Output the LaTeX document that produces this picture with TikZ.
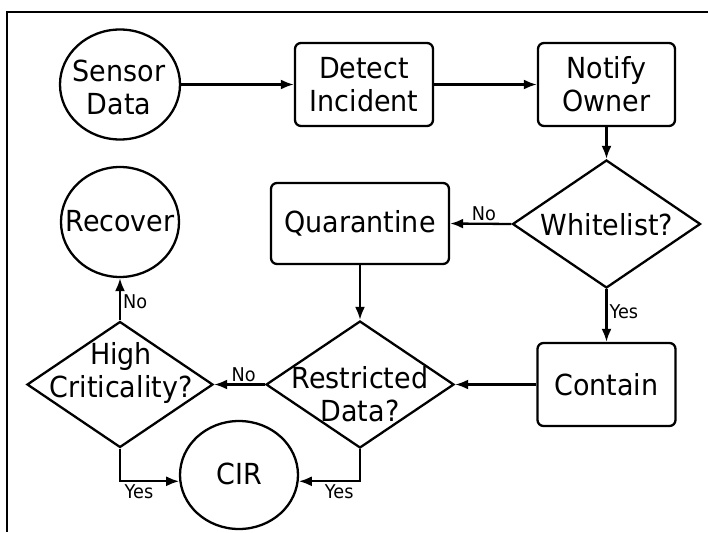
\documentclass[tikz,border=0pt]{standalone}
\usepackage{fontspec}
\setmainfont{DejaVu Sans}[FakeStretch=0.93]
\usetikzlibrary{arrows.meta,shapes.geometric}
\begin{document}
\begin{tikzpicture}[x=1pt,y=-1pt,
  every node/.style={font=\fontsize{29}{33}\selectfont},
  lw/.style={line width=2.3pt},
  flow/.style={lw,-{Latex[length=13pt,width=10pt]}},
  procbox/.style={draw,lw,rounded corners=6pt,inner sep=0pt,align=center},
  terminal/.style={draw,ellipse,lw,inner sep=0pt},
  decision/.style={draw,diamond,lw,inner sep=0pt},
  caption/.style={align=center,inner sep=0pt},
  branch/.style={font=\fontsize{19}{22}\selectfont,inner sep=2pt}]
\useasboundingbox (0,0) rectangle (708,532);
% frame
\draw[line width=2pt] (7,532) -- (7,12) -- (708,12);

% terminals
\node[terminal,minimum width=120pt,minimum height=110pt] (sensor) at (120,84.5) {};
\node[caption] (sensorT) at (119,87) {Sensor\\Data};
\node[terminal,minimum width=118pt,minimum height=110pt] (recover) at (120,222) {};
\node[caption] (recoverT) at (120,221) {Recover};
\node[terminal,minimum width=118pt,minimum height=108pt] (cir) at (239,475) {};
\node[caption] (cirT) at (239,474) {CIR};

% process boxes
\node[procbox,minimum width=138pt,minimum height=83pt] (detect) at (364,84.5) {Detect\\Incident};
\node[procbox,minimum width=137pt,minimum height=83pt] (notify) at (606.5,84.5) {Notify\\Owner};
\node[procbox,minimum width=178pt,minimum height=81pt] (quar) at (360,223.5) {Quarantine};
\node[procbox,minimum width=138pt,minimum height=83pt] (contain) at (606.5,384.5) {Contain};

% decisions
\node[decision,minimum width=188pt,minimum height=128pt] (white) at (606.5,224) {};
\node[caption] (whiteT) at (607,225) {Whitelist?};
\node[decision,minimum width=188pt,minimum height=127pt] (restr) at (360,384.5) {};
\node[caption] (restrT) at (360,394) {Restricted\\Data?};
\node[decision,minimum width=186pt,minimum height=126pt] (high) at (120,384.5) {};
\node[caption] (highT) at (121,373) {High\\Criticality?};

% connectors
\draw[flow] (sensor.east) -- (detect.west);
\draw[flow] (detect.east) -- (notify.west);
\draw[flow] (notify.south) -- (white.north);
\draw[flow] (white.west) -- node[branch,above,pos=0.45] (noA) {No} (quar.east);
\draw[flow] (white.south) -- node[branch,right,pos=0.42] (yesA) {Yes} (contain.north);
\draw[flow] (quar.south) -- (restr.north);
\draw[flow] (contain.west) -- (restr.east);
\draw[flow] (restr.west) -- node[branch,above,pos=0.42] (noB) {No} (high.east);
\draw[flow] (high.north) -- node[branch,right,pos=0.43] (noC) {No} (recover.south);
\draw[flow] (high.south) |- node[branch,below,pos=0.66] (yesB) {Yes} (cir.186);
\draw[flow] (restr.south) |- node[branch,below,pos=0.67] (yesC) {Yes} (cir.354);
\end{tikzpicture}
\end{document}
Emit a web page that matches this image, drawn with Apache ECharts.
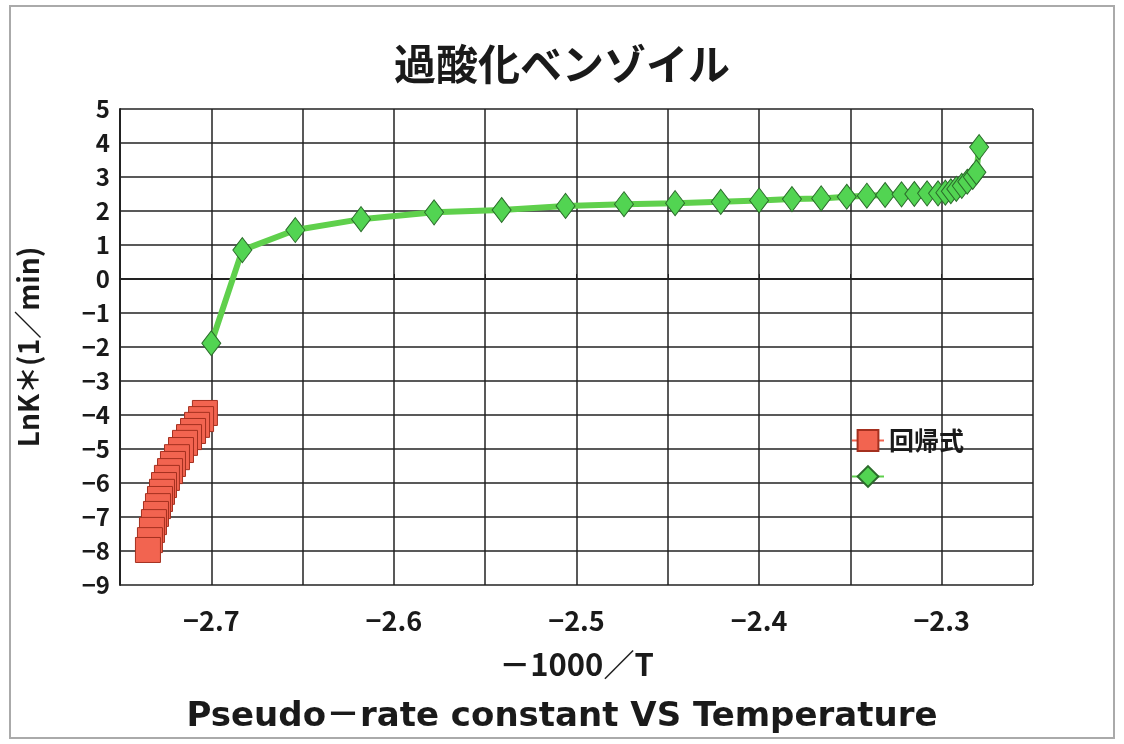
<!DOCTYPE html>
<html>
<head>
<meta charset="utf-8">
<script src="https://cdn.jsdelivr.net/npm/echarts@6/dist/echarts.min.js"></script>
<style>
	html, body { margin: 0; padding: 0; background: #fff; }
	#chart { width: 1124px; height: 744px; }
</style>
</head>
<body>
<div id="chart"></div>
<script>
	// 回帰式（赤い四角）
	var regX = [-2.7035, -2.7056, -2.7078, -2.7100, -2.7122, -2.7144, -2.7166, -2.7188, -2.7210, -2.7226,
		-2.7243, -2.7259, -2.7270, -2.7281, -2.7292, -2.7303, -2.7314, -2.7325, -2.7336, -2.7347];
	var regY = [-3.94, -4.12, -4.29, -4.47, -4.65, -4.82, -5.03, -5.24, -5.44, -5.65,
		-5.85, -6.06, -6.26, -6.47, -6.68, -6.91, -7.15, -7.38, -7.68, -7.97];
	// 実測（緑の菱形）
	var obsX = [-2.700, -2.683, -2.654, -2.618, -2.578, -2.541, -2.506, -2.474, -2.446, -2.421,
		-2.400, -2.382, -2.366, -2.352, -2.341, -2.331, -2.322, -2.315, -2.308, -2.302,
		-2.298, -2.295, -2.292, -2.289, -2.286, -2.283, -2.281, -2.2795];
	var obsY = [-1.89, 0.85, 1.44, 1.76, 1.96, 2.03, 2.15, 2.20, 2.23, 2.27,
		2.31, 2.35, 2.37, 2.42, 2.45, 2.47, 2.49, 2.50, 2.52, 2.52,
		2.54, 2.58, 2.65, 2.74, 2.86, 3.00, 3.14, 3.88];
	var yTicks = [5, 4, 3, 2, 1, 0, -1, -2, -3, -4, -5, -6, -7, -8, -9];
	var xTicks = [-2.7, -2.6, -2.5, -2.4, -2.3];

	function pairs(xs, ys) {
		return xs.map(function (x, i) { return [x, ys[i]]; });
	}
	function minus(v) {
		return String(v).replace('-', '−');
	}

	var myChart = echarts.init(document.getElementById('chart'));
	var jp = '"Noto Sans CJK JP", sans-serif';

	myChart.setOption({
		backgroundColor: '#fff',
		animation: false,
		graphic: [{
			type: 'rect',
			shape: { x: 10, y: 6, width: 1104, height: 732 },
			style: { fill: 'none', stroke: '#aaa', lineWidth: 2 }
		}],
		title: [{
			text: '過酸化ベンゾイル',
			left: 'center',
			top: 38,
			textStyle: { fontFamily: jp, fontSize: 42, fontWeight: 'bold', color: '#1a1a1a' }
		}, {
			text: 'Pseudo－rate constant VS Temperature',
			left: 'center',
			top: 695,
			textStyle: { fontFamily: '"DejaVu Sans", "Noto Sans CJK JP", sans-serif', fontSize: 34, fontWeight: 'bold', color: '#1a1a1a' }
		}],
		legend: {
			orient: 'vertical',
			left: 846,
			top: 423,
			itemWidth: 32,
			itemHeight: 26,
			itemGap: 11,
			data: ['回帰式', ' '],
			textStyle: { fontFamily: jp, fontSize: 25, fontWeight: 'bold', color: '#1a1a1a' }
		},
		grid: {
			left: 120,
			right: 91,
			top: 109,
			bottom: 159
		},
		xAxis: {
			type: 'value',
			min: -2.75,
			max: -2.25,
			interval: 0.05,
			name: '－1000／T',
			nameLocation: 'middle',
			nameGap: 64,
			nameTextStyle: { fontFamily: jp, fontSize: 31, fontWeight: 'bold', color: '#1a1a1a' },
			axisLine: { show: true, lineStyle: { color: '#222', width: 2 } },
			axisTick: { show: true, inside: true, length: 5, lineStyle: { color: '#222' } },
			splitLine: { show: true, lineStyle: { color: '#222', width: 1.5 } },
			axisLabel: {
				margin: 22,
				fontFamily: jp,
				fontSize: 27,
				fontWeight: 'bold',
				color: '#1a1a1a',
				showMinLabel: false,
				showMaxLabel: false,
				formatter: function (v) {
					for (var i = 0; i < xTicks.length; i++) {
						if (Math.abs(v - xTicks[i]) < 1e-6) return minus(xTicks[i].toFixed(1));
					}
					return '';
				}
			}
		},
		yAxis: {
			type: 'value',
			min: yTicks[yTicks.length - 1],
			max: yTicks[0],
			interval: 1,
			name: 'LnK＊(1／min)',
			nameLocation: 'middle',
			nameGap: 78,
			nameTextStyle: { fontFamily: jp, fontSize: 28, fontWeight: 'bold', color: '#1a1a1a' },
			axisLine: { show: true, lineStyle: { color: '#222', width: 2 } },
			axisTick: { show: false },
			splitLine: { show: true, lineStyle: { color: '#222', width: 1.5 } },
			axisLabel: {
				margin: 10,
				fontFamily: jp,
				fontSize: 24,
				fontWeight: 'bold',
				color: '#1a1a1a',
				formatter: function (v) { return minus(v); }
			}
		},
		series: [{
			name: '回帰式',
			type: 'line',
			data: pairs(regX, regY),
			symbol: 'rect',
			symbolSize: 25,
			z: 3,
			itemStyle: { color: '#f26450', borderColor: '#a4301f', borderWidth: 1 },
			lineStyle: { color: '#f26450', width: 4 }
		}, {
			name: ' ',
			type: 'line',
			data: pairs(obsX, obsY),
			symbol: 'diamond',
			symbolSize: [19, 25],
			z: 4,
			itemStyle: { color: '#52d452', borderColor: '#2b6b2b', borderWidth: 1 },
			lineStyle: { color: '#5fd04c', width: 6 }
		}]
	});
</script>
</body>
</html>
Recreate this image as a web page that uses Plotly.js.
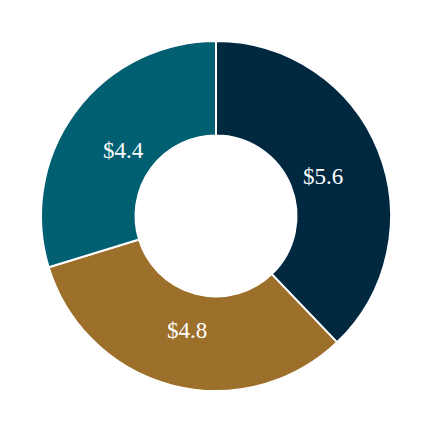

— TASK INSTRUCTIONS —
Show every line from the entries above in which "that" appears.

— COMPLETE OUTPUT —
Output the LaTeX document that produces this picture with TikZ.
Emit a web page that matches this image, drawn with Apache ECharts.
Recreate this image as a web page that uses Plotly.js.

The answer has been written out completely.